American black walnut wood
78.5 x 18 x 17 in. (199.39 x 45.72 x 43.18 cm)
Gift of the Marie Eccles Caine Foundation
1993.47

In the lumberyards where Peter Krasnow found the material for his sculptures, castoff pieces of wood often caught his eye that were too small for his full-scale works, yet whose shapes, colors, and grains appealed to him. To make use of these pieces, he developed what he called “demountable” sculptures, consisting of separate parts joined together with precisely fitted, hand-carved grooves. Krasnow stressed that these demountables were aggregates consisting of individual sculptural components; he stated too that the parts were not interchangeable: “Each functions in a fixed orbit, so that the basic concept of the original composition is never lost.”

They are handmade assemblages, distinct from the collage assemblages created later by Robert Rauschenberg, George Herms, and Bruce Conner. Krasnow wrote that he was intrigued with the process of assembling and disassembling the components, which allows both artist and viewer to discover new facets of the sculpture’s form. Contemporary sculptors Charles Long, Roxy Paine, and Chris Finley have similarly explored the role of process in the assembling
and disassembling of their interactive sculptures.

This demountable of black walnut consists of a zigzag stack of loosely rectangular puzzle-piece shapes that defy any notion of sculptural frontality. A segment toward the bottom of the stack resembles a seated figure; one toward the top evokes an hourglass.

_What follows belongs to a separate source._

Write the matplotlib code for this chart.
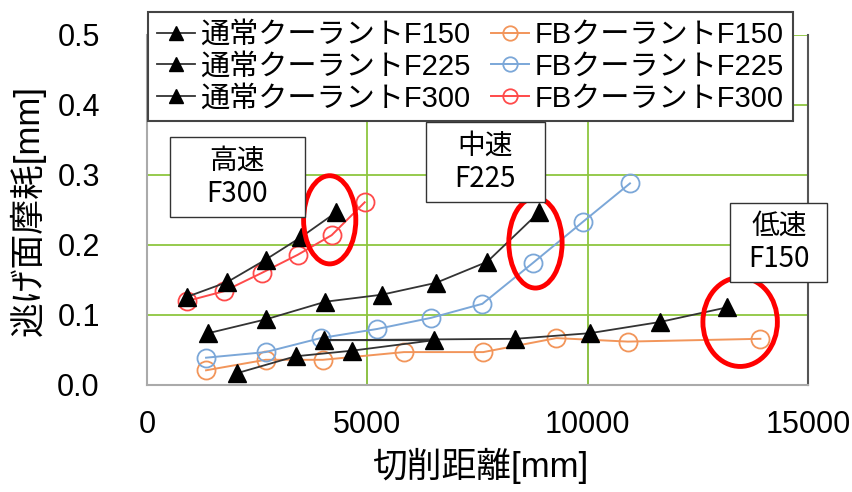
import matplotlib
matplotlib.use("Agg")
import matplotlib.pyplot as plt
from matplotlib.patches import Ellipse, Rectangle

plt.rcParams['font.family'] = ['Liberation Sans', 'Noto Sans CJK JP']

# 通常クーラント (black triangles)
std_f150_x = [2050, 3370, 4650, 6515, 4010, 8360, 10050, 11640, 13170]
std_f150_y = [0.017, 0.041, 0.049, 0.064, 0.064, 0.066, 0.074, 0.090, 0.111]
std_f225_x = [1390, 2710, 4050, 5330, 6560, 7720, 8900]
std_f225_y = [0.074, 0.094, 0.119, 0.129, 0.146, 0.176, 0.247]
std_f300_x = [910, 1820, 2690, 3490, 4300]
std_f300_y = [0.126, 0.147, 0.179, 0.211, 0.247]

# FBクーラント (hollow circles)
fb_f150_x = [1340, 2690, 3990, 5830, 7630, 9290, 10910, 13920]
fb_f150_y = [0.021, 0.036, 0.036, 0.047, 0.047, 0.067, 0.062, 0.066]
fb_f225_x = [1340, 2690, 3940, 5220, 6450, 7610, 8750, 9890, 10960]
fb_f225_y = [0.039, 0.047, 0.067, 0.080, 0.096, 0.116, 0.174, 0.233, 0.288]
fb_f300_x = [910, 1750, 2600, 3420, 4190, 4940]
fb_f300_y = [0.120, 0.134, 0.160, 0.186, 0.214, 0.261]

fig = plt.figure(figsize=(8.52, 4.92), dpi=100)
ax = fig.add_axes([147 / 852, 1 - 385 / 492, 661 / 852, 350 / 492])

ax.set_xlim(0, 15000)
ax.set_ylim(0, 0.5)
ax.set_xticks([0, 5000, 10000, 15000])
ax.set_yticks([0.0, 0.1, 0.2, 0.3, 0.4, 0.5])
ax.set_yticklabels(["0.0", "0.1", "0.2", "0.3", "0.4", "0.5"])
ax.tick_params(length=0, labelsize=22)
ax.tick_params(axis="y", pad=34)
ax.tick_params(axis="x", pad=18)

ax.grid(True, color="#8DC63F", linewidth=1.3)
ax.set_axisbelow(True)
for x in [5000, 10000]:
    ax.axvline(x, ymax=0.2, color="#999999", linewidth=1.3, zorder=0.5)
for side in ["left", "bottom"]:
    ax.spines[side].set_color("#AAAAAA")
    ax.spines[side].set_linewidth(1.5)
ax.spines["top"].set_visible(False)
ax.spines["right"].set_color("#555555")
ax.spines["right"].set_linewidth(1.5)

tri = dict(color="#333333", marker="^", markersize=13, markerfacecolor="black",
           markeredgecolor="black", linewidth=1.3, zorder=4)
ax.plot(std_f150_x, std_f150_y, label="通常クーラントF150", **tri)
ax.plot(std_f225_x, std_f225_y, label="通常クーラントF225", **tri)
ax.plot(std_f300_x, std_f300_y, label="通常クーラントF300", **tri)

circ = dict(marker="o", markersize=13, markerfacecolor="none",
            markeredgewidth=1.3, linewidth=1.4, zorder=3)
ax.plot(fb_f150_x, fb_f150_y, color="#F2955A", label="FBクーラントF150", **circ)
ax.plot(fb_f225_x, fb_f225_y, color="#7BA7D8", label="FBクーラントF225", **circ)
ax.plot(fb_f300_x, fb_f300_y, color="#FF4A4A", label="FBクーラントF300", **circ)

# red ellipses
for cx, cy, w, h in [(4146, 0.236, 1185, 0.126),
                     (8815, 0.203, 1210, 0.129),
                     (13460, 0.090, 1690, 0.127)]:
    ax.add_patch(Ellipse((cx, cy), w, h, fill=False, edgecolor="#FF0000",
                         linewidth=3.5, zorder=6, clip_on=False))

# text boxes
for (x0, x1, y0, y1), txt in [((524, 3576, 0.240, 0.354), "高速\nF300"),
                              ((6333, 9021, 0.261, 0.376), "中速\nF225"),
                              ((13235, 15440, 0.147, 0.260), "低速\nF150")]:
    ax.add_patch(Rectangle((x0, y0), x1 - x0, y1 - y0, facecolor="white",
                           edgecolor="#333333", linewidth=1.0, zorder=7, clip_on=False))
    ax.text((x0 + x1) / 2, (y0 + y1) / 2, txt, ha="center", va="center",
            fontsize=20, linespacing=1.15, zorder=8,
            family=["Noto Sans CJK JP", "Liberation Sans"])

leg = ax.legend(loc="upper left", bbox_to_anchor=(148 / 852, 1 - 12 / 492),
                bbox_transform=fig.transFigure, ncol=2, fontsize=21,
                frameon=True, fancybox=False, framealpha=1, edgecolor="#444444",
                handlelength=1.3, handletextpad=0.2, columnspacing=0.7,
                labelspacing=0.13, borderpad=0.3, borderaxespad=0, markerscale=0.8)
leg.get_frame().set_linewidth(1.5)
leg.set_zorder(10)

ax.set_xlabel("切削距離[mm]", fontsize=25)
ax.set_ylabel("逃げ面摩耗[mm]", fontsize=25)
ax.xaxis.label.set_va("center")
ax.yaxis.label.set_va("center")
ax.xaxis.set_label_coords((480 - 147) / 661, (385 - 466) / 350)
ax.yaxis.set_label_coords((28 - 147) / 661, (385 - 211) / 350)

plt.savefig("out.png", dpi=100)
plt.close()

Contrasts in shape, orientation, and coloration give the overall structure rhythmic variation and, paradoxically, a segmented unity.

Krasnow left nearly all his wood sculptures untitled, wanting to dissociate them from the “borrowed platitudes” and “storytelling” of figurative and allegorical statues. In the totemlike demountables, Krasnow constructed a grove of aesthetically conceived specimens, art-trees nurtured by the artist’s hand into towering abstractions. Since the conjoined, component pieces are made from different shapes and colors of wood, their individual features are emphasized. Hitched together vertically, they appear to be hoisting each other up, united—despite diversity—in a common cause.